Top Economist Warns ‘the Worst Is Ahead of Us’ as Bank Crisis Will Lead to ‘Serious Credit Crunch’

Noted economist Nouriel Roubini has warned that the worst is yet to come for the U.S. economy in the wake of the recent banking turmoil, which could lead to a serious credit crunch.

Roubini, who is nicknamed “Dr. Doom” for being one of the first economists to call the recession fo 2008–09, made the comments during an interview with Fox Business’s “The Claman Countdown” on April 10.

Roubini was asked if First Republic Bank’s announcement in a regulatory filing on Friday that it will suspend its quarterly dividend on preferred stock indicates U.S. banks and global financials may face further turmoil ahead.

First Republic Bank had in March suspended dividend payments on its common stock as a “measure of prudent oversight” after seeing its stock price plunge by more than 80 percent, but has so far staved off a collapse.

Roubini told Fox said that many regional banks, including First Republic, appear to be facing challenges with their business model right now, which could impact the wider economy.

“I think the problems are with the regionals, but the regional banks are significant lenders to households for mortgages, for small businesses, for SMEs [small and medium enterprises], for commercial real estate. And therefore we’re going to have a credit crunch,” Roubini said.

‘Serious Credit Crunch’

He added that the fundamental problem with regional banks is that they have a “narrow deposit base” combined with large amounts of uninsured deposits and that Americans are “realizing that they can earn, say 4 or 5 percent on money market T-bills that are insured by the government when they get close to zero on their deposits,” which means banking issues could likely continue at such regional institutions.

The economist said that a credit crunch would mean it is less likely that the Federal Reserve will achieve its aim of a soft landing and that the U.S. economy could instead experience a deep recession, “much greater than before.”

“So we’re facing a serious credit crunch for a good chunk of the U.S. banking system,” he said. “The worst is ahead of us because the Fed and other central banks are facing a dilemma.

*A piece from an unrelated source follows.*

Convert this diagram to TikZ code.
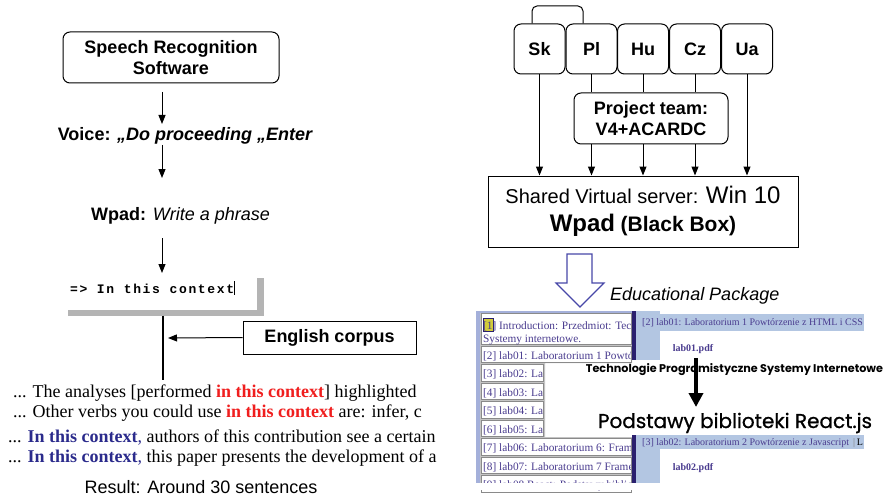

They have to reach price stability. They have to maintain economic growth and avoid a recession. And they have to maintain financial stability. Interest rates have to rise further because inflation is still well above target. That’s going to cause a hard landing of the economy.”

Roubini, the CEO of Roubini Macro Associates and an economics professor at New York University, issued a similar warning last month during an interview with Australia’s ABC, where he noted that central banks that opt not to raise interest rates further risk experiencing a “de-anchoring of inflation and inflation expectation,” which could lead to macroeconomic instability, thus leaving them in a tight spot.

Banking Turmoil

Shortly after Roubini’s interview, Silicon Valley Bank, which was the sixteenth largest bank in the United States, collapsed due to a combination of rising interest rates, a dry-up in venture capital, and a high percentage of uninsured customer deposits as well as a large number of deposits that were invested in Treasury bonds, which are highly sensitive to interest rates.

Two days later, regulators closed New York-based Signature Bank, which had recently made headlines over its alleged involvement in the now-bankrupt crypto firm FTX, and which also had a high share of uninsured deposits.

Silvergate Bank, a crypto-focused financial institution, also announced earlier in March that it plans to wind down its operations and voluntarily liquidate due to what is said were “recent industry and regulatory developments.”

Around 70 percent of total deposits at First Republic Bank, which held $176.4 billion in deposits at the end of 2022, are uninsured, Forbes reported.

Roubini’s recent comments come as experts, including Man Group CEO Luke Ellis, have warned that a significant number of banks could fail in the next two years, with smaller, regional banks in the United States and challenger banks likely facing higher risks.

Despite his warning on Monday, Roubini noted that market experts anticipate the U.S. economy won’t reach rock-bottom “for a while.”